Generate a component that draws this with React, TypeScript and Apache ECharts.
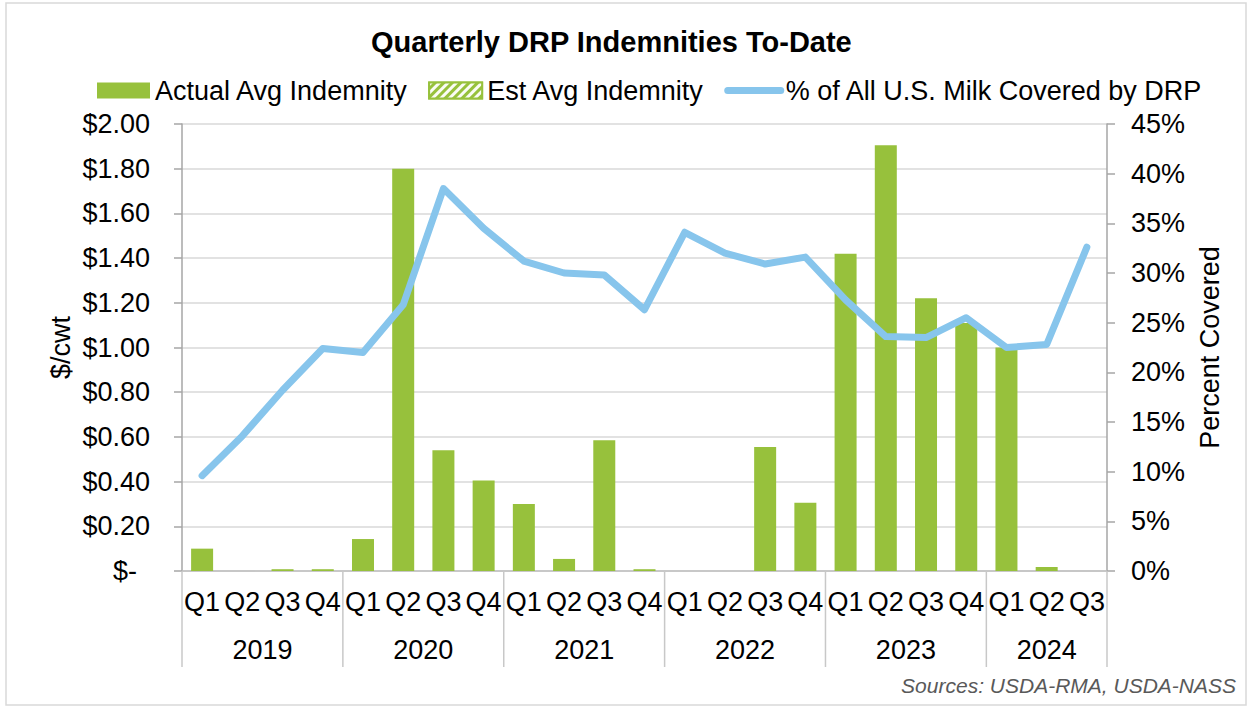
import React, { useEffect, useRef } from 'react';
import * as echarts from 'echarts';

const FONT = '"Liberation Sans", Arial, Helvetica, sans-serif';

const quarters = [
  'Q1', 'Q2', 'Q3', 'Q4',
  'Q1', 'Q2', 'Q3', 'Q4',
  'Q1', 'Q2', 'Q3', 'Q4',
  'Q1', 'Q2', 'Q3', 'Q4',
  'Q1', 'Q2', 'Q3', 'Q4',
  'Q1', 'Q2', 'Q3',
];
const years = ['2019', '2020', '2021', '2022', '2023', '2024'];
const quartersPerYear = [4, 4, 4, 4, 4, 3];

const actualIndemnity: (number | null)[] = [
  0.10, 0, 0.008, 0.008,
  0.143, 1.80, 0.54, 0.405,
  0.30, 0.054, 0.585, 0.008,
  0, 0, 0.555, 0.305,
  1.42, 1.905, 1.22, 1.11,
  1.00, 0.018, null,
];
const estIndemnity: (number | null)[] = [
  null, null, null, null,
  null, null, null, null,
  null, null, null, null,
  null, null, null, null,
  null, null, null, null,
  null, null, null,
];
const pctCovered = [
  9.6, 13.6, 18.2, 22.4,
  22.0, 26.8, 38.5, 34.5,
  31.2, 30.0, 29.8, 26.3,
  34.1, 32.0, 30.9, 31.6,
  27.3, 23.6, 23.5, 25.5,
  22.5, 22.8, 32.6,
];

const GREEN = '#97C13C';
const BLUE = '#87C5EC';
const FS = 27;

function yearStarts() {
  const out: number[] = [];
  let s = 0;
  for (const c of quartersPerYear) {
    out.push(s);
    s += c;
  }
  return out;
}

export default function App() {
  const ref = useRef<HTMLDivElement>(null);
  useEffect(() => {
    const chart = echarts.init(ref.current!, null, { renderer: 'svg' });
    const starts = yearStarts();
    const option: any = {
      animation: false,
      backgroundColor: '#ffffff',
      title: {
        text: 'Quarterly DRP Indemnities To-Date',
        left: 366,
        top: 22,
        textStyle: { fontFamily: FONT, fontSize: 29, fontWeight: 'bold', color: '#000' },
      },
      legend: {
        left: 92,
        top: 72,
        itemWidth: 53,
        itemHeight: 16,
        itemGap: 20,
        textStyle: { fontFamily: FONT, fontSize: FS, color: '#000' },
        data: [
          { name: 'Actual Avg Indemnity', icon: 'rect' },
          { name: 'Est Avg Indemnity', icon: 'rect' },
          {
            name: '% of All U.S. Milk Covered by DRP',
            itemStyle: { opacity: 0 },
            lineStyle: { width: 7, cap: 'round', color: BLUE },
          },
        ],
      },
      grid: { left: 182, right: 145, top: 124, bottom: 138, containLabel: false },
      xAxis: [
        {
          type: 'category',
          data: quarters,
          boundaryGap: true,
          axisLine: { show: true, lineStyle: { color: '#BFBFBF', width: 1.5 } },
          axisTick: { show: false },
          axisLabel: { fontFamily: FONT, fontSize: FS, color: '#000', margin: 17, interval: 0 },
          splitLine: { show: false },
        },
      ],
      yAxis: [
        {
          type: 'value',
          min: 0,
          max: 2,
          interval: 0.2,
          name: '$/cwt',
          nameLocation: 'middle',
          nameGap: 108,
          nameMoveOverlap: false,
          nameTextStyle: { fontFamily: FONT, fontSize: FS, color: '#000' },
          axisLine: { show: true, lineStyle: { color: '#A6A6A6', width: 1.5 } },
          axisTick: { show: true, length: 8, lineStyle: { color: '#A6A6A6', width: 1.5 } },
          axisLabel: {
            fontFamily: FONT,
            fontSize: FS,
            color: '#000',
            margin: 32,
            formatter: (v: number) => (v === 0 ? '{z|$-}' : '$' + v.toFixed(2)),
            rich: { z: { fontFamily: FONT, fontSize: FS, color: '#000', padding: [0, 13, 0, 0] } },
          },
          splitLine: { show: true, lineStyle: { color: '#D9D9D9', width: 1.5 } },
        },
        {
          type: 'value',
          min: 0,
          max: 45,
          interval: 5,
          position: 'right',
          name: 'Percent Covered',
          nameLocation: 'middle',
          nameGap: 89,
          nameMoveOverlap: false,
          nameTextStyle: { fontFamily: FONT, fontSize: FS, color: '#000' },
          axisLine: { show: true, lineStyle: { color: '#A6A6A6', width: 1.5 } },
          axisTick: { show: true, length: 8, lineStyle: { color: '#A6A6A6', width: 1.5 } },
          axisLabel: { fontFamily: FONT, fontSize: FS, color: '#000', margin: 24, formatter: '{value}%' },
          splitLine: { show: false },
        },
      ],
      series: [
        {
          name: 'Actual Avg Indemnity',
          type: 'bar',
          stack: 'ind',
          barWidth: 22,
          data: actualIndemnity,
          itemStyle: { color: GREEN },
          z: 2,
        },
        {
          name: 'Est Avg Indemnity',
          type: 'bar',
          stack: 'ind',
          barWidth: 22,
          data: estIndemnity,
          itemStyle: {
            color: GREEN,
            borderColor: GREEN,
            borderWidth: 1,
            decal: {
              symbol: 'rect',
              symbolSize: 1,
              color: 'rgba(255,255,255,0.95)',
              dashArrayX: [1, 0],
              dashArrayY: [3, 3],
              rotation: -Math.PI / 4,
            },
          },
          z: 2,
        },
        {
          name: '% of All U.S. Milk Covered by DRP',
          type: 'line',
          yAxisIndex: 1,
          data: pctCovered,
          symbol: 'none',
          lineStyle: { color: BLUE, width: 7, cap: 'round', join: 'round' },
          itemStyle: { color: BLUE },
          z: 5,
        },
        {
          name: 'yearGroups',
          type: 'custom',
          xAxisIndex: 0,
          yAxisIndex: 0,
          silent: true,
          clip: false,
          z: 1,
          data: starts.map((s, i) => [s, quartersPerYear[i]]),
          renderItem: (params: any, api: any) => {
            const i = params.dataIndex;
            const start = api.value(0);
            const count = api.value(1);
            const band = api.size([1, 0])[0];
            const base = api.coord([start, 0]);
            const x0 = base[0] - band / 2;
            const x1 = x0 + count * band;
            const y0 = base[1];
            const children: any[] = [
              {
                type: 'line',
                shape: { x1: x0, y1: y0, x2: x0, y2: y0 + 96 },
                style: { stroke: '#C8C8C8', lineWidth: 1.5 },
              },
              {
                type: 'text',
                style: {
                  text: years[i],
                  x: (x0 + x1) / 2,
                  y: y0 + 79,
                  align: 'center',
                  verticalAlign: 'middle',
                  fontFamily: FONT,
                  fontSize: FS,
                  fill: '#000',
                },
              },
            ];
            if (i === years.length - 1) {
              children.push({
                type: 'line',
                shape: { x1: x1, y1: y0, x2: x1, y2: y0 + 96 },
                style: { stroke: '#C8C8C8', lineWidth: 1.5 },
              });
            }
            return { type: 'group', children };
          },
        },
      ],
      graphic: [
        {
          type: 'rect',
          shape: { x: 6, y: 3, width: 1240, height: 702 },
          style: { fill: 'none', stroke: '#D9D9D9', lineWidth: 1.5 },
          silent: true,
          z: -10,
        },
        {
          type: 'text',
          right: 16,
          top: 675,
          style: {
            text: 'Sources: USDA-RMA, USDA-NASS',
            fontFamily: FONT,
            fontSize: 21,
            fontStyle: 'italic',
            fill: '#595959',
          },
        },
      ],
    };
    chart.setOption(option);
    return () => chart.dispose();
  }, []);
  return (
    <div
      ref={ref}
      style={{ position: 'fixed', left: 0, top: 0, width: 1252, height: 709, background: '#fff' }}
    />
  );
}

=-=-=-=-=

**Exercise aim**
Would you reproduce the lines above, from the very first through the line containing "Arial, Helvetica, sans-serif';", exactly and without the pictures?

**Task response**
Generate a component that draws this with React, TypeScript and Apache ECharts.
import React, { useEffect, useRef } from 'react';
import * as echarts from 'echarts';

const FONT = '"Liberation Sans", Arial, Helvetica, sans-serif';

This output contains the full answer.